O projeto é também de severas críticas.
Um dos problemas apontados é de que fere os princípios da livre iniciativa, ao obrigar empresas privadas a financiarem produção nacional no qual não tenham interesse.
O advogado e presidente do Instituto Livre Mercado Rodrigo Saraiva Marinho afirma que a cobrança “não faz o menor sentido”:
“Esse pagamento é direcionado à Ancine, uma agência reguladora de cinema. Não há porque o mercado e as pessoas custearem a produção nacional ainda que não gostem dela”, enfatiza.
Outro ponto negativo é o alegado favorecimento do projeto ao grupo Globo. Na visão de Marinho, o projeto parece privilegiar uma empresa específica, o que configura inconstitucionalidade, ou seja, algo realizado fora dos parâmetros constitucionais:
“O projeto parece beneficiar claramente a Rede Globo, porque ela vai ter uma situação de oferta pontual.
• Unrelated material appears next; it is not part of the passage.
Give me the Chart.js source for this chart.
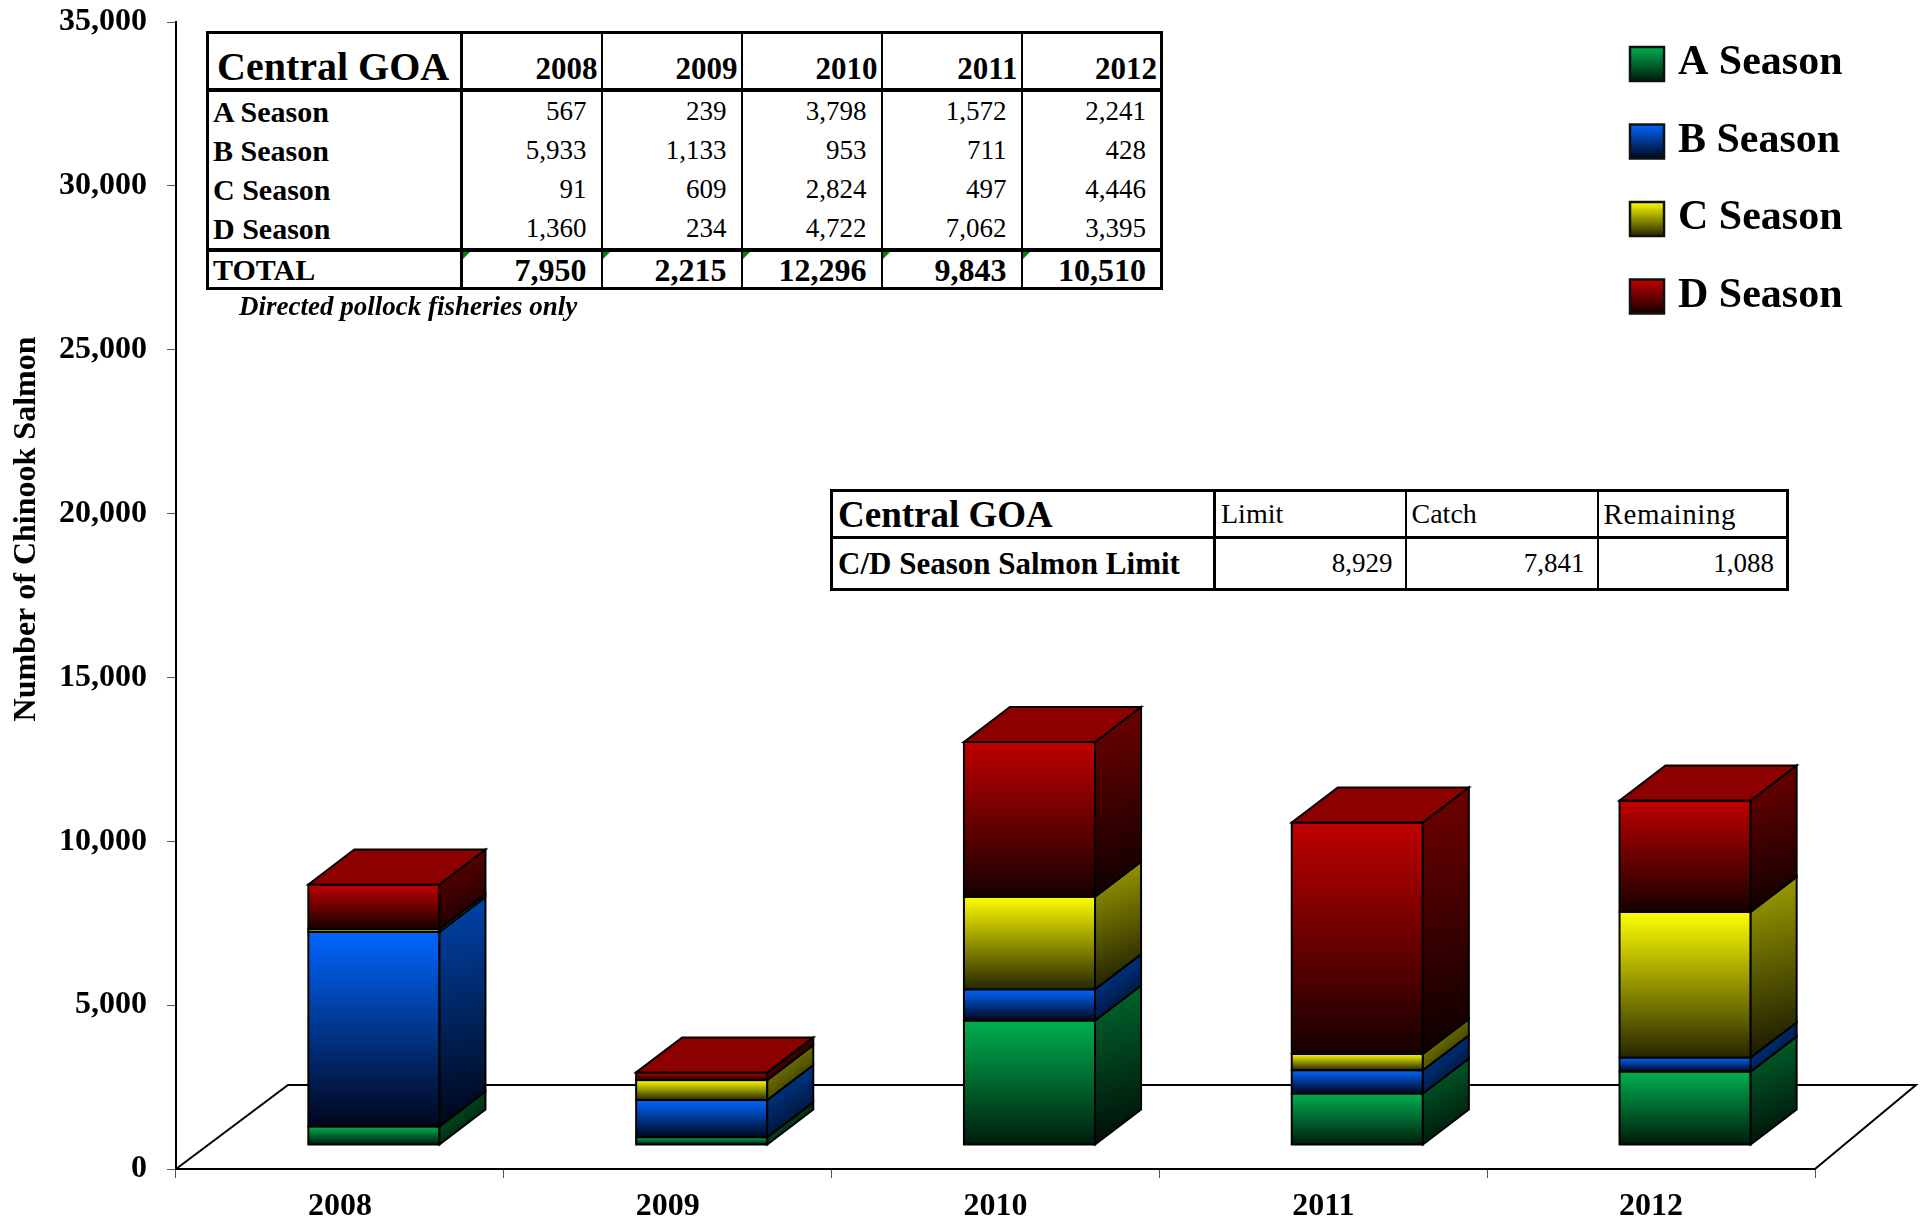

Isso é claramente inconstitucional, porque é direcionamento de recursos e quebra da isonomia”, pontua.
Marinho também ressalta que a maior rede de televisão do país “parece ter um alinhamento claro com o governo federal”.
Em relação à proposta de democratização do conteúdo de cinema nacional, ponto-chave para profissionais do setor, o advogado Deltan Dallagnol afirma que “o PL da Globo é discriminatório, já que ele introduz um regime de cotas para a produção e oferta pelas plataformas de streaming”.
Em sua coluna publicada no jornal Gazeta do Povo, Dallagnol se manifesta sobre a reserva de tempo de exibição de conteúdo nacional, produzido por empresas que sejam compostas por sócios dos grupos vocacionados, ou seja, mulheres, negros, LGBTs e membros de minorias identitárias:
“A lógica do sucesso de empreendimentos culturais deve ser guiada pela qualidade ou adesão popular das suas obras, e não por características identitárias, físicas ou econômicas de seus sócios, as quais não se relacionam com o que é produzido”, ressalta.
Até o momento, a discussão sobre a PL avança nas redes e fora delas. A votação está marcada para terça-feira, 21/5.
O projeto está associado a uma série de temas importantes como limites do intervencionismo público na iniciativa privada, liberdade de expressão e outros, que vão além do pagamento de impostos.
O engajamento da sociedade, defendendo o que acredita, é importante e necessário.